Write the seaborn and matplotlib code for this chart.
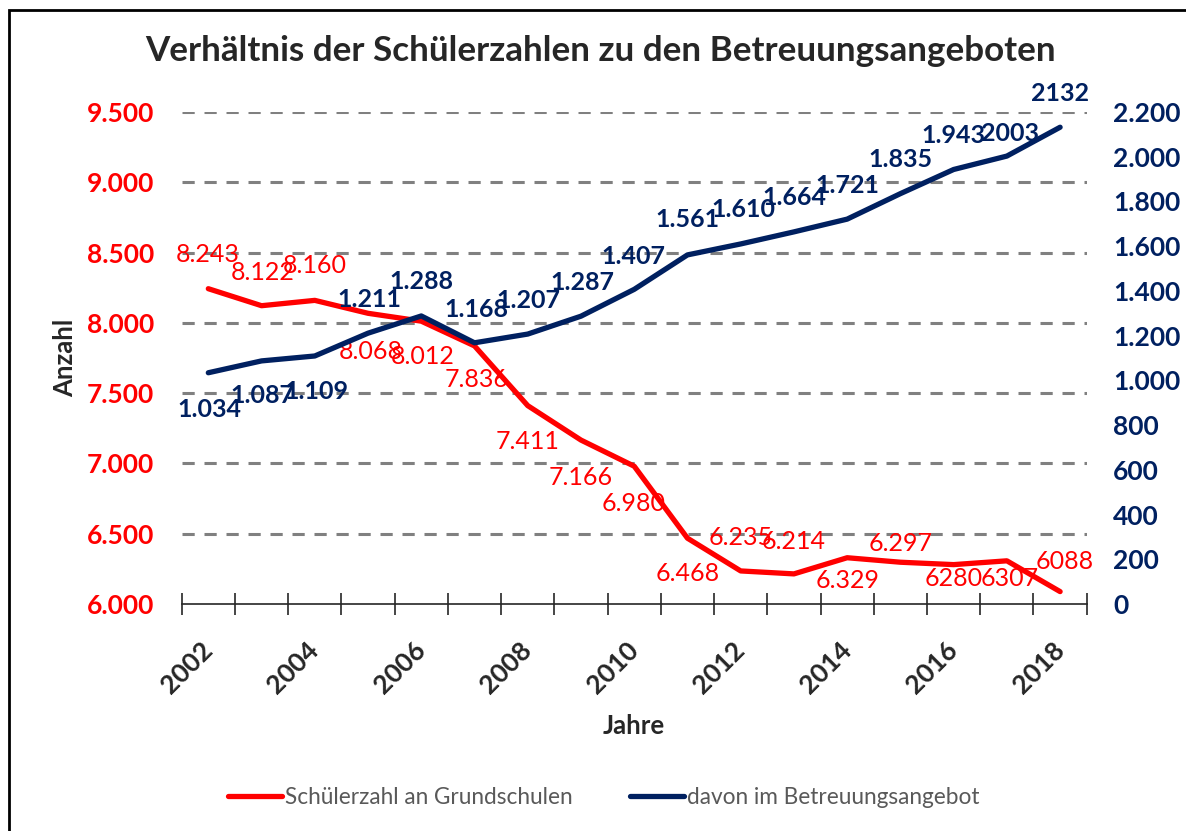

--

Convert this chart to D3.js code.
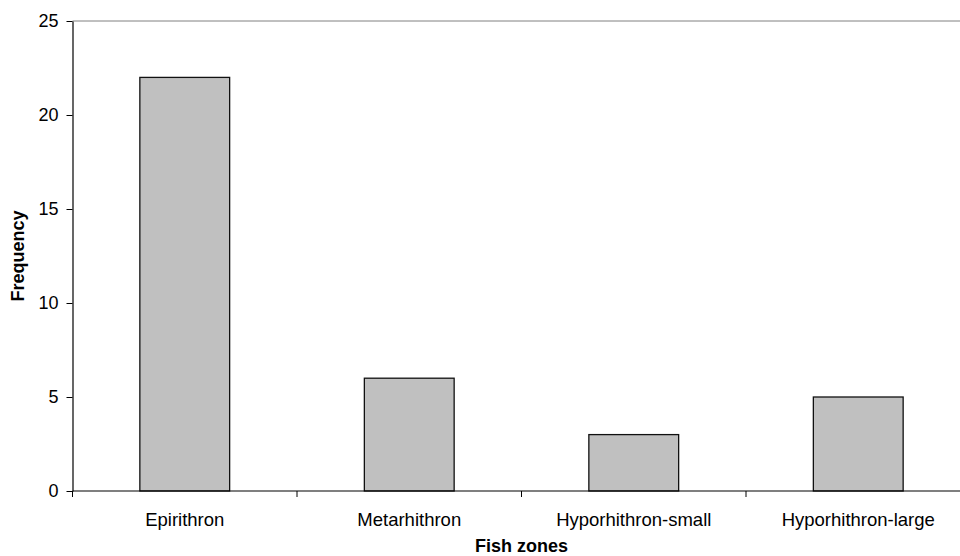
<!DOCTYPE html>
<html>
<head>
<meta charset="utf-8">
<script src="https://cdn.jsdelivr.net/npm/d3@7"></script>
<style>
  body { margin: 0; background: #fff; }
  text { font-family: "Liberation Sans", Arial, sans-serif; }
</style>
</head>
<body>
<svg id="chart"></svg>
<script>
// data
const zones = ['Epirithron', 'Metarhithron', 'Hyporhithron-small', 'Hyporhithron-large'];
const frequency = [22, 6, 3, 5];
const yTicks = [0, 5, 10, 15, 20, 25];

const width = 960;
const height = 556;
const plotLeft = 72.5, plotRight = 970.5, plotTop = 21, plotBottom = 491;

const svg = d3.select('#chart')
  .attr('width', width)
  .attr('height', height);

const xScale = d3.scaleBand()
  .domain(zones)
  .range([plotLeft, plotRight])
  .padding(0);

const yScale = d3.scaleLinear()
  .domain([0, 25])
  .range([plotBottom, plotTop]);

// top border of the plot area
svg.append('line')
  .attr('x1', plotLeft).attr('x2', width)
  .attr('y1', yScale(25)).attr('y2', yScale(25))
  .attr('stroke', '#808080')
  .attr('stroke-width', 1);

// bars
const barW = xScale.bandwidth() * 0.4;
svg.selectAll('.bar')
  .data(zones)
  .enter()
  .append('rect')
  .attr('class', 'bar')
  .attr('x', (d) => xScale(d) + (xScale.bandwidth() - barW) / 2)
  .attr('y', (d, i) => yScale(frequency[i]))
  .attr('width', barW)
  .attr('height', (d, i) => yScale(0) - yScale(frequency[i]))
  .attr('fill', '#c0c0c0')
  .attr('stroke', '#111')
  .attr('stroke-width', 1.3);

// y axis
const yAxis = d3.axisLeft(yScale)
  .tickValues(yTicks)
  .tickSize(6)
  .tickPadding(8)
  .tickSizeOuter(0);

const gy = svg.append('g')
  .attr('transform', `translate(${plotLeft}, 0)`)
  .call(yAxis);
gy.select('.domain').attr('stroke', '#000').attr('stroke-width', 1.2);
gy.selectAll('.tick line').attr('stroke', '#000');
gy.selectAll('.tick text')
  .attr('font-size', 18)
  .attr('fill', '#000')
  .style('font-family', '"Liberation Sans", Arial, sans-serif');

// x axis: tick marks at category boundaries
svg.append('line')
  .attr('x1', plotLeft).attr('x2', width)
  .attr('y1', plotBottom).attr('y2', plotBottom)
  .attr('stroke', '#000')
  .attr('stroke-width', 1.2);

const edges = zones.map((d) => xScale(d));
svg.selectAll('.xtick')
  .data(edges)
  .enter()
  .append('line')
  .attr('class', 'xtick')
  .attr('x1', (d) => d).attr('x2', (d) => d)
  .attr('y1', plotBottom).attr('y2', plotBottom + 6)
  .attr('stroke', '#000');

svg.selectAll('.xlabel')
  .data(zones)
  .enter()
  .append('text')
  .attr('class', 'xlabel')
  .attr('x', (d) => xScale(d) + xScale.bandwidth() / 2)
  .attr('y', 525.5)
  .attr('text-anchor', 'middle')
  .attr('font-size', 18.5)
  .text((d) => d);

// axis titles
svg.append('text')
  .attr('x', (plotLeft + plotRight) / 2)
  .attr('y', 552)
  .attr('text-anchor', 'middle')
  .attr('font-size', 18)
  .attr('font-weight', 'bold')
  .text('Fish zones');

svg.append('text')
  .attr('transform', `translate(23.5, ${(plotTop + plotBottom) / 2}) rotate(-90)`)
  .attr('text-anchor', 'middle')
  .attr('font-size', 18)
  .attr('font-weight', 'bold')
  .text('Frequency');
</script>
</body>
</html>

...

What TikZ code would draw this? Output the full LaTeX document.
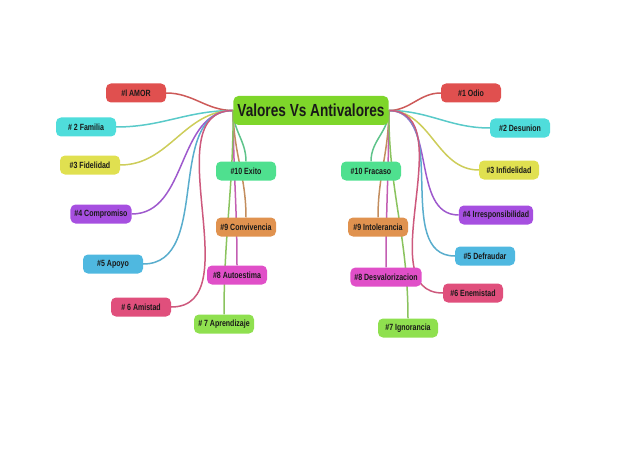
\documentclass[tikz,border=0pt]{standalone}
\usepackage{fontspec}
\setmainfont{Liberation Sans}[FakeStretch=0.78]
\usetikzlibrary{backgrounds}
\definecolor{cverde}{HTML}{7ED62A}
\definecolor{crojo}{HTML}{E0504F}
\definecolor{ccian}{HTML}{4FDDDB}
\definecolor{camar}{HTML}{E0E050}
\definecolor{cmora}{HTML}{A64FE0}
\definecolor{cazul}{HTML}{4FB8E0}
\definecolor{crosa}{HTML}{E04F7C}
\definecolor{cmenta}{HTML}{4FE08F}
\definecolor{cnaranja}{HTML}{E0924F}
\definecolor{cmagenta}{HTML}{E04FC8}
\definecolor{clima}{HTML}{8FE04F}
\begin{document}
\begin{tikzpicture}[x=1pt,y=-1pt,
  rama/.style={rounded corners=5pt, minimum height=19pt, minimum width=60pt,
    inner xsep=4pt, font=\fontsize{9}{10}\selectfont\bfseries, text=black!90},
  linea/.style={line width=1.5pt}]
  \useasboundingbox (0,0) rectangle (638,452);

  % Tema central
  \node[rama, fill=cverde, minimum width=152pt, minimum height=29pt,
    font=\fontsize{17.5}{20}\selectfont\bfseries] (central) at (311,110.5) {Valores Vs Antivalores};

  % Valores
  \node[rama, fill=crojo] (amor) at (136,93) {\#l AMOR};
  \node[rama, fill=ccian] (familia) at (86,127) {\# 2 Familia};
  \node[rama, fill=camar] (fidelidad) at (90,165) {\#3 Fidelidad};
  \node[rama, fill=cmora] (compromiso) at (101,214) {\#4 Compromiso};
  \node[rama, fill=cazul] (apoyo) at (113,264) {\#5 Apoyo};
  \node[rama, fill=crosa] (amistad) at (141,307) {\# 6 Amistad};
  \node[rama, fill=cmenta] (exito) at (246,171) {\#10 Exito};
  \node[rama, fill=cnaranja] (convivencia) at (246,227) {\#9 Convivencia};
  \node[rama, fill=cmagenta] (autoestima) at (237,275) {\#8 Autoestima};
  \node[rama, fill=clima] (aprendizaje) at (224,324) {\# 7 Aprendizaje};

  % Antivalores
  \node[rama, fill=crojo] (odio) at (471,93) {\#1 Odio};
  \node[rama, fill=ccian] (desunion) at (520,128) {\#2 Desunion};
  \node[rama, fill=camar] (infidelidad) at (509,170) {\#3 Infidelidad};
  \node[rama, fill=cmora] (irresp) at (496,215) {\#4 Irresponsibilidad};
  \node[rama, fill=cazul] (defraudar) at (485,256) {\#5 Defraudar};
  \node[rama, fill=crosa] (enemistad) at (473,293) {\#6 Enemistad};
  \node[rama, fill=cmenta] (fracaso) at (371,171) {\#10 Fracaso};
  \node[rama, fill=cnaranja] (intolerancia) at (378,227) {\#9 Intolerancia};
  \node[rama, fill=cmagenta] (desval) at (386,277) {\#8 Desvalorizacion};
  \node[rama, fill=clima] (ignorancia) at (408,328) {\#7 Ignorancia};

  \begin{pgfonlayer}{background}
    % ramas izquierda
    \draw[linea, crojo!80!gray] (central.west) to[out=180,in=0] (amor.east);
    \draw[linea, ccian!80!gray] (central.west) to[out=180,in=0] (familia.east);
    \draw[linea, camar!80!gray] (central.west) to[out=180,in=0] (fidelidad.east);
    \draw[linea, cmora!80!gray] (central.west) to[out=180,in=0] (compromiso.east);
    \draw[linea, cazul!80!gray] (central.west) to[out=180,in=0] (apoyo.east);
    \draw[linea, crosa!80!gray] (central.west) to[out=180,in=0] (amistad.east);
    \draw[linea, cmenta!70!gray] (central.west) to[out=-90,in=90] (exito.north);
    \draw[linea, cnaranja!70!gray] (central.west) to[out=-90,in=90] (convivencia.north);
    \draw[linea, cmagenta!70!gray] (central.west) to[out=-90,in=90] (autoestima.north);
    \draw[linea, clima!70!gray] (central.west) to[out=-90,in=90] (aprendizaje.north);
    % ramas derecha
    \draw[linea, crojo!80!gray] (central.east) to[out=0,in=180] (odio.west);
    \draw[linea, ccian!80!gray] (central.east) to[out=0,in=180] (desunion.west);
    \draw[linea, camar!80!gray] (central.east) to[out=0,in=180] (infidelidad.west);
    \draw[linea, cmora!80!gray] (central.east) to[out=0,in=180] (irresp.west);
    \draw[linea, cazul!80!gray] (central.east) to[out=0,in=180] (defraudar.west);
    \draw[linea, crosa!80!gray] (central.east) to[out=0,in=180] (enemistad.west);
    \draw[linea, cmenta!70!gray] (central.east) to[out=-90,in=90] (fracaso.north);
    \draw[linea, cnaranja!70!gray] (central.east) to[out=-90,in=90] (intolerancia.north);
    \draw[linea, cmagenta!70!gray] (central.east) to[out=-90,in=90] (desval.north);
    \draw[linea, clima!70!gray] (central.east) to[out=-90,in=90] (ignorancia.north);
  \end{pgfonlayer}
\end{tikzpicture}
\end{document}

*The problem:*
From the records above, transcribe exactly the lines starting at the one containing "What TikZ code" and ending at the one containing "(central) at (311,110.5)". Skip the pictures.

*Correct response:*
What TikZ code would draw this? Output the full LaTeX document.
\documentclass[tikz,border=0pt]{standalone}
\usepackage{fontspec}
\setmainfont{Liberation Sans}[FakeStretch=0.78]
\usetikzlibrary{backgrounds}
\definecolor{cverde}{HTML}{7ED62A}
\definecolor{crojo}{HTML}{E0504F}
\definecolor{ccian}{HTML}{4FDDDB}
\definecolor{camar}{HTML}{E0E050}
\definecolor{cmora}{HTML}{A64FE0}
\definecolor{cazul}{HTML}{4FB8E0}
\definecolor{crosa}{HTML}{E04F7C}
\definecolor{cmenta}{HTML}{4FE08F}
\definecolor{cnaranja}{HTML}{E0924F}
\definecolor{cmagenta}{HTML}{E04FC8}
\definecolor{clima}{HTML}{8FE04F}
\begin{document}
\begin{tikzpicture}[x=1pt,y=-1pt,
  rama/.style={rounded corners=5pt, minimum height=19pt, minimum width=60pt,
    inner xsep=4pt, font=\fontsize{9}{10}\selectfont\bfseries, text=black!90},
  linea/.style={line width=1.5pt}]
  \useasboundingbox (0,0) rectangle (638,452);

  % Tema central
  \node[rama, fill=cverde, minimum width=152pt, minimum height=29pt,
    font=\fontsize{17.5}{20}\selectfont\bfseries] (central) at (311,110.5) {Valores Vs Antivalores};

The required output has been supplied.